The Literary Agent’s Guide to Writing A Non-fiction Book Proposal (e-book, $3.99) delivers on its title. Author (and agent) Andy Ross offers a handy step-by-step roadmap in creating what he describes as your book’s business plan.
This game plan is more than the proposal. Ross starts by addressing the need for a persuasive query letter to an agent. Why should the agent represent you and your book proposal?
Ross notes that the most popular subject he teaches at writing conference is query letters. His top complaint about bad query letters? They’re too long.
One tip the author dishes is to avoid “sucking up.” he doesn’t want query writers to waste time talking about an agent’s list, or life. For Ross, some writers want to praise him on Cody’s, his bookstore for years. “Don’t waste words with your query,” he warns.
Once an agent is willing to read your book proposal, Ross advocates fast action. Don’t wait a month to send the requested proposal. From prescribing 12 point Times New Roman font to telling you which sample chapter to include, Ross reveals all.

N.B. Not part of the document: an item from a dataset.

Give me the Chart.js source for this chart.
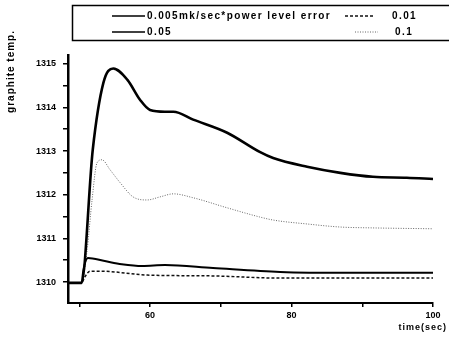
<!DOCTYPE html>
<html>
<head>
<meta charset="utf-8">
<script src="https://cdn.jsdelivr.net/npm/chart.js@4.4.1/dist/chart.umd.min.js"></script>
<style>
  html, body { margin: 0; padding: 0; background: #fff; }
  #wrap { width: 449px; height: 339px; position: relative; }
</style>
</head>
<body>
<div id="wrap"><canvas id="myChart" width="449" height="339"></canvas></div>
<script>
// series labels (legend order)
const seriesLabels = ['0.005mk/sec*power level error', '0.01', '0.05', '0.1'];

// time (sec) and graphite temp for each curve
const timeA = [48.4, 50.3, 51.9, 53.4, 54.8, 56.8, 58.6, 60, 62.1, 63.3, 66.1, 70.9, 75.5, 77.4, 82.2, 86.9, 91.5, 96.3, 100];
const tempA = [1309.98, 1309.98, 1313.03, 1314.56, 1314.89, 1314.63, 1314.17, 1313.94, 1313.9, 1313.9, 1313.72, 1313.42, 1312.98, 1312.84, 1312.64, 1312.5, 1312.41, 1312.39, 1312.36];

const timeB = [48.4, 50.3, 50.8, 51.5, 52.9, 59.6, 68.9, 78.4, 100];
const tempB = [1309.98, 1309.98, 1310.12, 1310.25, 1310.25, 1310.16, 1310.14, 1310.09, 1310.09];

const timeC = [48.4, 50.3, 50.6, 51.2, 53.6, 56.0, 58.9, 62.1, 68.9, 78.4, 87.8, 100];
const tempC = [1309.98, 1309.98, 1310.3, 1310.55, 1310.48, 1310.41, 1310.37, 1310.39, 1310.32, 1310.23, 1310.21, 1310.21];

const timeD = [48.4, 50.3, 51.1, 51.8, 52.5, 53.2, 54.35, 55.8, 57.6, 59.6, 61.4, 63.3, 66.1, 70.9, 75.5, 77.4, 82.2, 86.9, 91.5, 100];
const tempD = [1309.98, 1309.98, 1310.73, 1311.88, 1312.73, 1312.8, 1312.57, 1312.27, 1311.95, 1311.88, 1311.95, 1312.02, 1311.93, 1311.7, 1311.49, 1311.42, 1311.33, 1311.26, 1311.24, 1311.22];

// axis ticks
const xTicks = [50, 60, 70, 80, 90, 100];
const xLabels = [60, 80, 100];
const yTicks = [1310, 1310.5, 1311, 1311.5, 1312, 1312.5, 1313, 1313.5, 1314, 1314.5, 1315];
const yLabels = [1310, 1311, 1312, 1313, 1314, 1315];

const pts = (xs, ys) => xs.map((x, i) => ({ x: x, y: ys[i] }));

const tickFont = { family: 'Liberation Sans, Arial, sans-serif', size: 9, weight: 'bold' };

// legend box + axis titles drawn by hand
const extras = {
  id: 'extras',
  afterDraw(chart) {
    const ctx = chart.ctx;
    ctx.save();
    ctx.strokeStyle = '#000';
    ctx.lineWidth = 1.5;
    ctx.strokeRect(72.5, 5.5, 390, 35);

    ctx.font = 'bold 10px Liberation Sans, Arial, sans-serif';
    ctx.letterSpacing = '1.4px';
    ctx.fillStyle = '#000';
    ctx.textBaseline = 'middle';
    const spots = [
      { x0: 112, x1: 145, tx: 147, y: 16 },
      { x0: 345, x1: 375, tx: 392, y: 16 },
      { x0: 112, x1: 145, tx: 147, y: 32 },
      { x0: 355, x1: 378, tx: 395, y: 32 }
    ];
    chart.data.datasets.forEach((ds, i) => {
      const s = spots[i];
      ctx.beginPath();
      ctx.setLineDash(ds.borderDash || []);
      ctx.lineWidth = Math.min(ds.borderWidth, 1.6);
      ctx.strokeStyle = ds.borderColor;
      ctx.moveTo(s.x0, s.y);
      ctx.lineTo(s.x1, s.y);
      ctx.stroke();
      ctx.setLineDash([]);
      ctx.fillText(ds.label, s.tx, s.y);
    });

    // axis titles
    ctx.font = 'bold 9px Liberation Sans, Arial, sans-serif';
    ctx.letterSpacing = '1px';
    ctx.textAlign = 'right';
    ctx.fillText('time(sec)', 447, 328);
    ctx.font = 'bold 10px Liberation Sans, Arial, sans-serif';
    ctx.translate(11, 30);
    ctx.rotate(-Math.PI / 2);
    ctx.textAlign = 'right';
    ctx.fillText('graphite temp.', 0, 0);
    ctx.restore();
  }
};

const ctx = document.getElementById('myChart').getContext('2d');
new Chart(ctx, {
  type: 'line',
  data: {
    datasets: [
      { label: seriesLabels[0], data: pts(timeA, tempA), borderColor: '#000', borderWidth: 2.6 },
      { label: seriesLabels[1], data: pts(timeB, tempB), borderColor: '#111', borderWidth: 1.5, borderDash: [3, 2] },
      { label: seriesLabels[2], data: pts(timeC, tempC), borderColor: '#000', borderWidth: 2 },
      { label: seriesLabels[3], data: pts(timeD, tempD), borderColor: '#666', borderWidth: 1, borderDash: [1, 1.5] }
    ]
  },
  options: {
    responsive: false,
    animation: false,
    layout: { padding: { top: 55, right: 16, left: 0, bottom: 0 } },
    elements: {
      point: { radius: 0 },
      line: { cubicInterpolationMode: 'monotone', fill: false }
    },
    plugins: { legend: { display: false }, tooltip: { enabled: false } },
    scales: {
      x: {
        type: 'linear',
        min: 48.4,
        max: 100,
        afterBuildTicks: (s) => { s.ticks = xTicks.map(v => ({ value: v })); },
        afterFit: (s) => { s.height = 36; },
        border: { display: true, color: '#000', width: 2 },
        grid: { drawOnChartArea: false, drawTicks: true, tickLength: 4, color: '#000', lineWidth: 1.5 },
        ticks: {
          color: '#000', font: tickFont, padding: 3, maxRotation: 0, autoSkip: false,
          callback: (v) => xLabels.includes(v) ? String(v) : ''
        }
      },
      y: {
        type: 'linear',
        min: 1309.52,
        max: 1315.2,
        afterBuildTicks: (s) => { s.ticks = yTicks.map(v => ({ value: v })); },
        afterFit: (s) => { s.width = 68; },
        border: { display: true, color: '#000', width: 2.5 },
        grid: { drawOnChartArea: false, drawTicks: true, tickLength: 5, color: '#000', lineWidth: 1.5 },
        ticks: {
          color: '#000', font: tickFont, padding: 7, autoSkip: false,
          callback: (v) => yLabels.includes(v) ? String(v) : ''
        }
      }
    }
  },
  plugins: [extras]
});
</script>
</body>
</html>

The greatest strength of this book comes from actual proposals he’s used to sell books for clients. The only time Ross strays from the path is when he includes an imagined query for War and Peace from author Tolstoy.
Ross may not be an author who’ll create legions of starry-eyed readers. He mentions that he gets 10 to 20 query letters a day, only to choose 10 to 20 projects to represent in a given year. “We have become the gatekeepers of book publishing,” he writes. “We filter out the bad stuff, and only deliver the best quality projects for publishers to evaluate.”
Nonetheless, such a clear, level-headed attitude means Ross is the right pick for non-fiction authors wanting a good strategy before they battle for publication.